▶ WHAT TO WORK ON:
Wherever a line below holds the word "with", copy that line.

▶ DATA PROVIDED:
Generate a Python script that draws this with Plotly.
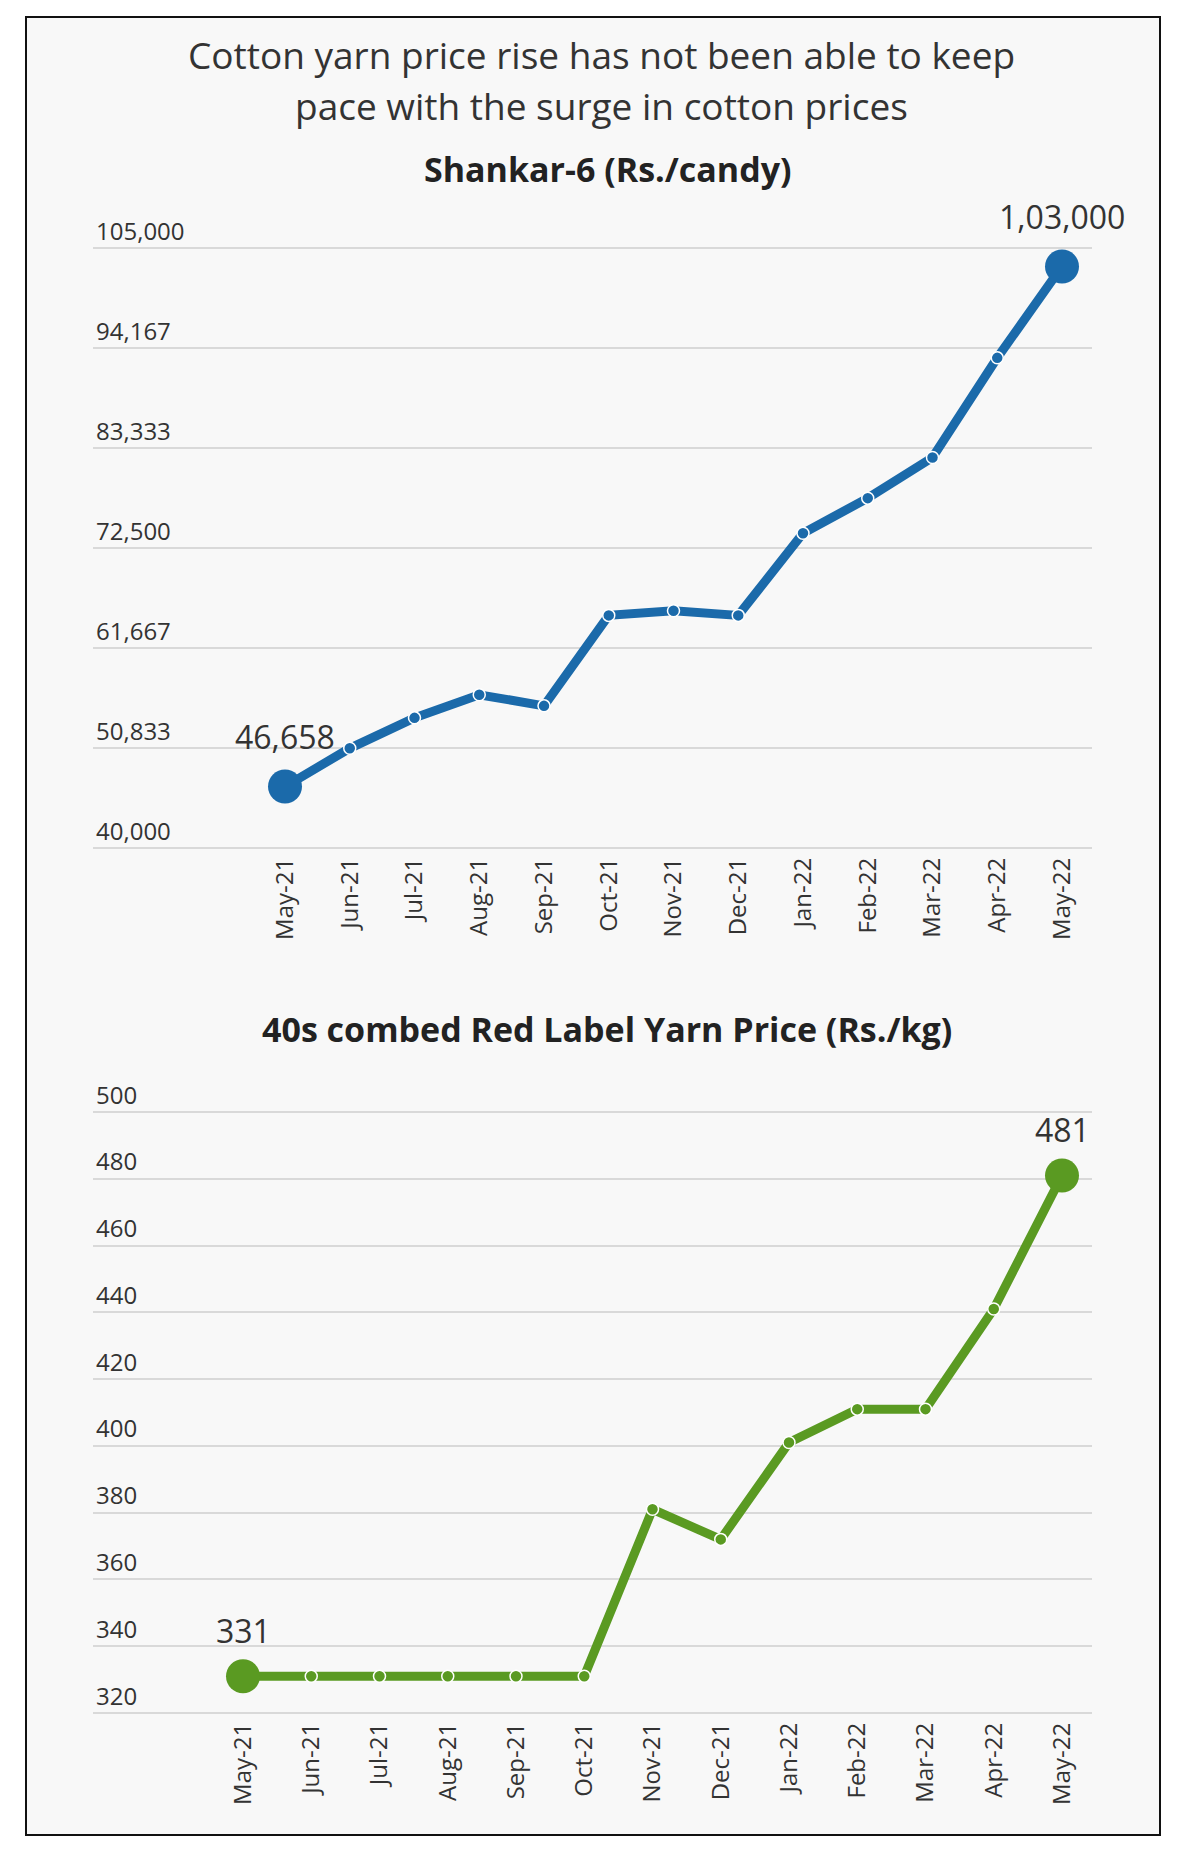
import plotly.graph_objects as go

months = ["May-21", "Jun-21", "Jul-21", "Aug-21", "Sep-21", "Oct-21", "Nov-21",
          "Dec-21", "Jan-22", "Feb-22", "Mar-22", "Apr-22", "May-22"]
shankar = [46658, 50800, 54100, 56600, 55400, 65200, 65700, 65200, 74100, 77900, 82300, 93100, 103000]
yarn = [331, 331, 331, 331, 331, 331, 381, 372, 401, 411, 411, 441, 481]

shankar_ticks = [40000, 50833, 61667, 72500, 83333, 94167, 105000]
yarn_ticks = [320, 340, 360, 380, 400, 420, 440, 460, 480, 500]
shankar_end_labels = ["46,658", "1,03,000"]
yarn_end_labels = ["331", "481"]

title_lines = ["Cotton yarn price rise has not been able to keep",
               "pace with the surge in cotton prices"]
sub1 = "Shankar-6 (Rs./candy)"
sub2 = "40s combed Red Label Yarn Price (Rs./kg)"

BLUE = "#1b6aaa"
GREEN = "#5a9a22"
W, H = 1200, 1865
FONT = "Open Sans, Noto Sans, sans-serif"
TITLE_FONT = "Open Sans, Noto Sans, sans-serif"

idx = list(range(len(months)))
n = len(months)
sizes = [34] + [12] * (n - 2) + [34]
lw = [0] + [1.5] * (n - 2) + [0]

fig = go.Figure()
fig.add_trace(go.Scatter(x=idx, y=shankar, mode="lines+markers", xaxis="x", yaxis="y",
                         line=dict(color=BLUE, width=9),
                         marker=dict(size=sizes, color=BLUE, opacity=1,
                                     line=dict(color="white", width=lw)),
                         cliponaxis=False, showlegend=False, hoverinfo="skip"))
fig.add_trace(go.Scatter(x=idx, y=yarn, mode="lines+markers", xaxis="x2", yaxis="y2",
                         line=dict(color=GREEN, width=9),
                         marker=dict(size=sizes, color=GREEN, opacity=1,
                                     line=dict(color="white", width=lw)),
                         cliponaxis=False, showlegend=False, hoverinfo="skip"))

def px_x(p):
    return p / W

def px_y(p):
    return 1 - p / H

grid_l, grid_r = 93, 1092
top_x0, top_x12 = 285, 1062
bot_x0, bot_x12 = 243, 1062
u_top = (top_x12 - top_x0) / 12
u_bot = (bot_x12 - bot_x0) / 12

# y-axis geometry (pixel rows of the first and last gridlines), padded so edge
# gridlines and the top tick label (drawn inside, above its line) are shown
top_lo_px, top_hi_px = 848, 248
bot_lo_px, bot_hi_px = 1713, 1112
PAD_LO, PAD_HI = 4, 45
t_lo, t_hi = shankar_ticks[0], shankar_ticks[-1]
t_upp = (t_hi - t_lo) / (top_lo_px - top_hi_px)
b_lo, b_hi = yarn_ticks[0], yarn_ticks[-1]
b_upp = (b_hi - b_lo) / (bot_lo_px - bot_hi_px)

axis_common = dict(showgrid=False, zeroline=False, showline=False, ticks="",
                   tickangle=-90, tickfont=dict(family=FONT, size=24, color="#333333"),
                   tickvals=idx, ticktext=months)
yaxis_common = dict(showgrid=True, gridcolor="#d9d9d9", gridwidth=2, zeroline=False,
                    showline=False, ticks="", ticklabelposition="inside top",
                    tickfont=dict(family=FONT, size=24, color="#333333"))

fig.update_layout(
    width=W, height=H, margin=dict(l=0, r=0, t=0, b=0),
    paper_bgcolor="white", plot_bgcolor="rgba(0,0,0,0)",
    xaxis=dict(axis_common, domain=[px_x(grid_l), px_x(grid_r)], anchor="y",
               range=[-(top_x0 - grid_l) / u_top, 12 + (grid_r - top_x12) / u_top]),
    yaxis=dict(yaxis_common, domain=[px_y(top_lo_px + PAD_LO), px_y(top_hi_px - PAD_HI)], anchor="x",
               range=[t_lo - PAD_LO * t_upp, t_hi + PAD_HI * t_upp],
               tickvals=shankar_ticks, tickformat=",.0f"),
    xaxis2=dict(axis_common, domain=[px_x(grid_l), px_x(grid_r)], anchor="y2",
                range=[-(bot_x0 - grid_l) / u_bot, 12 + (grid_r - bot_x12) / u_bot]),
    yaxis2=dict(yaxis_common, domain=[px_y(bot_lo_px + PAD_LO), px_y(bot_hi_px - PAD_HI)], anchor="x2",
                range=[b_lo - PAD_LO * b_upp, b_hi + PAD_HI * b_upp], tickvals=yarn_ticks),
)

# background panel and frame
fig.add_shape(type="rect", xref="paper", yref="paper", x0=px_x(26), x1=px_x(1160),
              y0=px_y(1835), y1=px_y(17), fillcolor="#f8f8f8",
              line=dict(color="#111111", width=2), layer="below")

ann = []
for line_text, yc in zip(title_lines, [54, 105]):
    ann.append(dict(text=line_text, x=px_x(601), y=px_y(yc), xref="paper", yref="paper",
                    showarrow=False, xanchor="center", yanchor="middle",
                    font=dict(family=TITLE_FONT, size=37, color="#333333")))
ann.append(dict(text="<b>" + sub1 + "</b>", x=px_x(608), y=px_y(169), xref="paper", yref="paper",
                showarrow=False, xanchor="center", yanchor="middle",
                font=dict(family=TITLE_FONT, size=34, color="#222222")))
ann.append(dict(text="<b>" + sub2 + "</b>", x=px_x(607), y=px_y(1029), xref="paper", yref="paper",
                showarrow=False, xanchor="center", yanchor="middle",
                font=dict(family=TITLE_FONT, size=34, color="#222222")))
for i, lab in zip([0, n - 1], shankar_end_labels):
    ann.append(dict(text=lab, x=idx[i], y=shankar[i], xref="x", yref="y", showarrow=False,
                    yshift=50, font=dict(family=TITLE_FONT, size=32, color="#333333")))
for i, lab in zip([0, n - 1], yarn_end_labels):
    ann.append(dict(text=lab, x=idx[i], y=yarn[i], xref="x2", yref="y2", showarrow=False,
                    yshift=46, font=dict(family=TITLE_FONT, size=32, color="#333333")))
fig.update_layout(annotations=ann)

fig.write_html("out.html")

▶ EXPECTED OUTPUT:
Generate a Python script that draws this with Plotly.
               "pace with the surge in cotton prices"]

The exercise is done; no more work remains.